→ Request
Only the lines from the start of the data through the line with "(869,749) -- (940,886)" belong in the copy. Restate them word for word, minus the pictures.

= = = = = = =

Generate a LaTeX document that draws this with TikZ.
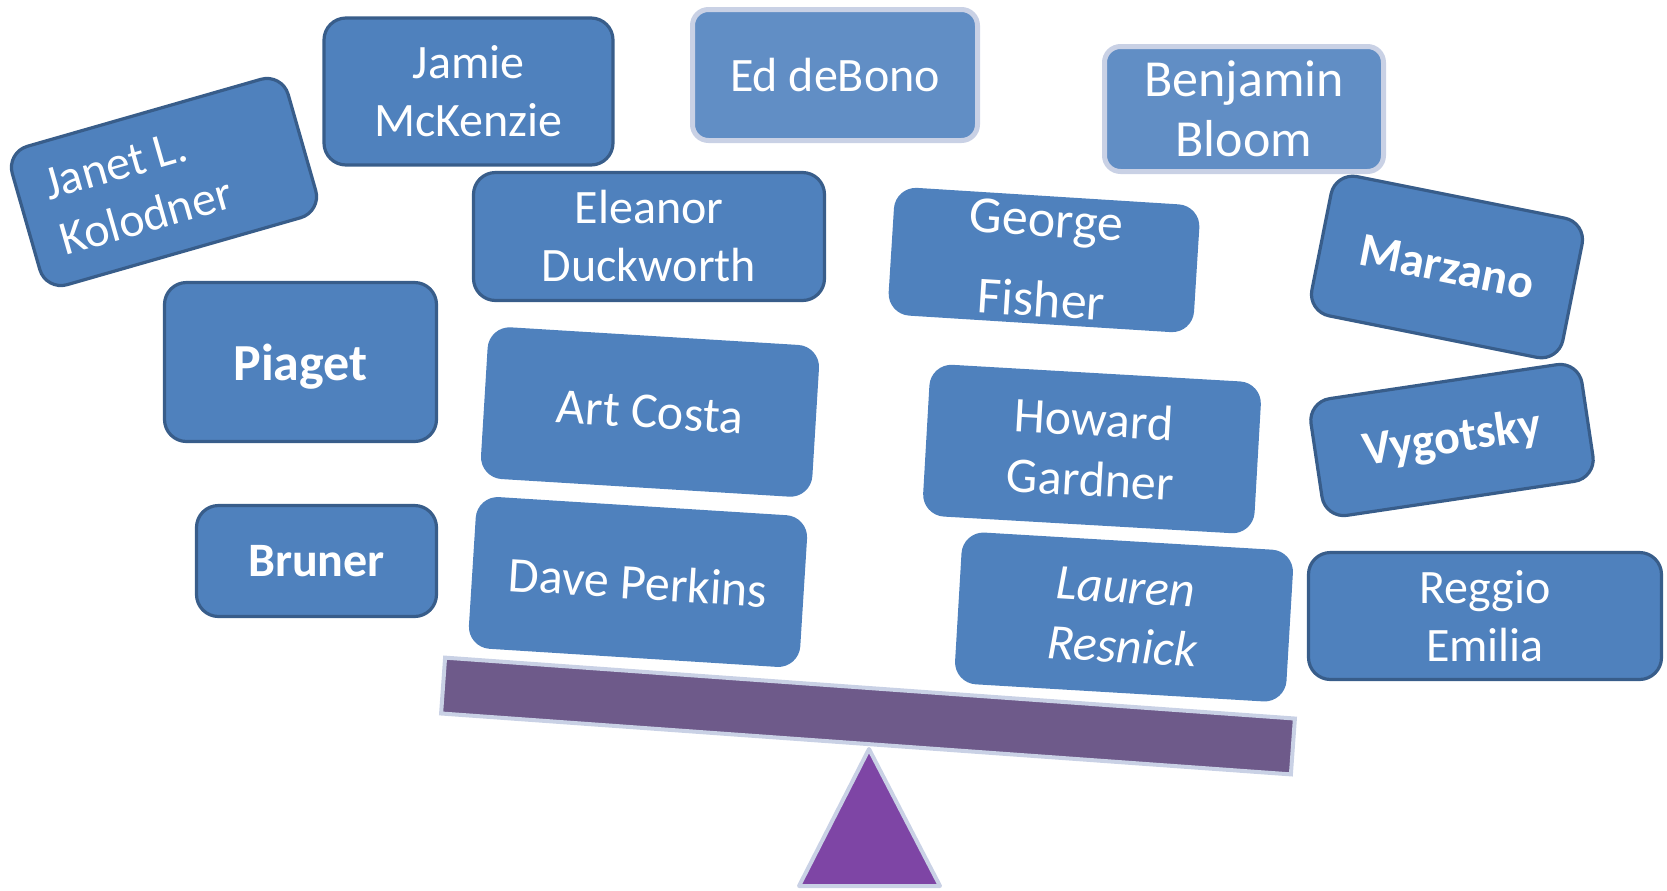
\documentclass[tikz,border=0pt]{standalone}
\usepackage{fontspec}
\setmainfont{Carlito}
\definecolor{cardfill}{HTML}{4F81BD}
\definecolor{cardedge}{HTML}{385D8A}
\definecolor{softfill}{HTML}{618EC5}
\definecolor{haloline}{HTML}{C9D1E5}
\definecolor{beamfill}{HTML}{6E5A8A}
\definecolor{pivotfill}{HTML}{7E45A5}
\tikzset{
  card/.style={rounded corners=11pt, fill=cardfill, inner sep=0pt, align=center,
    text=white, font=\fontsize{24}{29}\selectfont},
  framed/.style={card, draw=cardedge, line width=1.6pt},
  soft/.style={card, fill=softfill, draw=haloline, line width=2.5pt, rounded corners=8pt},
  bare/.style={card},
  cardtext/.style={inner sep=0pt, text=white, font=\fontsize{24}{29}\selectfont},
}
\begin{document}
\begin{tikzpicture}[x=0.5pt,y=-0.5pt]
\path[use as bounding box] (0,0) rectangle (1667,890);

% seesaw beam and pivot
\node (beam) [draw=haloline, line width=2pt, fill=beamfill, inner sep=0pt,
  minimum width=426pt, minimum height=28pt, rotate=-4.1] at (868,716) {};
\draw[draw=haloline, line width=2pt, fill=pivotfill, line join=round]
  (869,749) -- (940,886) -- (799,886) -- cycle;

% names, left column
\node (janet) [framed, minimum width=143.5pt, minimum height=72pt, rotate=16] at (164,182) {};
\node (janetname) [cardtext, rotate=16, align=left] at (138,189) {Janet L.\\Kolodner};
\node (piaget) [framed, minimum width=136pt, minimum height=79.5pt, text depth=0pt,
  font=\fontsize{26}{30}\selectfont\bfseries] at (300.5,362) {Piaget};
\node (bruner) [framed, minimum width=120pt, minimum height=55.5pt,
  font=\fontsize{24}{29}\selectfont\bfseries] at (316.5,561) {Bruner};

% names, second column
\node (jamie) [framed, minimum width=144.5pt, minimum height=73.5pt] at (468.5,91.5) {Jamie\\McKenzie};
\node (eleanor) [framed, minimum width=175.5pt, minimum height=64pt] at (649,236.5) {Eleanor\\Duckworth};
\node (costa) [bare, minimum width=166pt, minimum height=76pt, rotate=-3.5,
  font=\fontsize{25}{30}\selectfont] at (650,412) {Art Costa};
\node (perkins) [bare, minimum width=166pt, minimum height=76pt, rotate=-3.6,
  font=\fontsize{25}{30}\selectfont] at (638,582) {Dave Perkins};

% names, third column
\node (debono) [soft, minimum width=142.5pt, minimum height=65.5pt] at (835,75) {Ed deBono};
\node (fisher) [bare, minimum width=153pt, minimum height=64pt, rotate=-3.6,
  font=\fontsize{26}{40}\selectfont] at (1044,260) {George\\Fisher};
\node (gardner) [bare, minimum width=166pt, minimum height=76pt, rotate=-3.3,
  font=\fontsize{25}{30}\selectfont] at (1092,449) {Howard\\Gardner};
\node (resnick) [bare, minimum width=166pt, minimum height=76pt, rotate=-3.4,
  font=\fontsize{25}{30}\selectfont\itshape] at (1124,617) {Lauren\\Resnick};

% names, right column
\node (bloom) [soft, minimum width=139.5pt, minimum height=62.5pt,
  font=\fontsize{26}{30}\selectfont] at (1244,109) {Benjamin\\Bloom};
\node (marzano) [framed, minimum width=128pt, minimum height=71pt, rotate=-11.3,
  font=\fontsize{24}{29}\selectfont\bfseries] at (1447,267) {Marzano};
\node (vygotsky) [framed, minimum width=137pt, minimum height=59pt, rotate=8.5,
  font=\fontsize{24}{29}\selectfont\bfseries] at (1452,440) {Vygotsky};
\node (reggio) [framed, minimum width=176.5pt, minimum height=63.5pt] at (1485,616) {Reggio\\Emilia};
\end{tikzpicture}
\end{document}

= = = = = = =

→ The solution
Generate a LaTeX document that draws this with TikZ.
\documentclass[tikz,border=0pt]{standalone}
\usepackage{fontspec}
\setmainfont{Carlito}
\definecolor{cardfill}{HTML}{4F81BD}
\definecolor{cardedge}{HTML}{385D8A}
\definecolor{softfill}{HTML}{618EC5}
\definecolor{haloline}{HTML}{C9D1E5}
\definecolor{beamfill}{HTML}{6E5A8A}
\definecolor{pivotfill}{HTML}{7E45A5}
\tikzset{
  card/.style={rounded corners=11pt, fill=cardfill, inner sep=0pt, align=center,
    text=white, font=\fontsize{24}{29}\selectfont},
  framed/.style={card, draw=cardedge, line width=1.6pt},
  soft/.style={card, fill=softfill, draw=haloline, line width=2.5pt, rounded corners=8pt},
  bare/.style={card},
  cardtext/.style={inner sep=0pt, text=white, font=\fontsize{24}{29}\selectfont},
}
\begin{document}
\begin{tikzpicture}[x=0.5pt,y=-0.5pt]
\path[use as bounding box] (0,0) rectangle (1667,890);

% seesaw beam and pivot
\node (beam) [draw=haloline, line width=2pt, fill=beamfill, inner sep=0pt,
  minimum width=426pt, minimum height=28pt, rotate=-4.1] at (868,716) {};
\draw[draw=haloline, line width=2pt, fill=pivotfill, line join=round]
  (869,749) -- (940,886) -- (799,886) -- cycle;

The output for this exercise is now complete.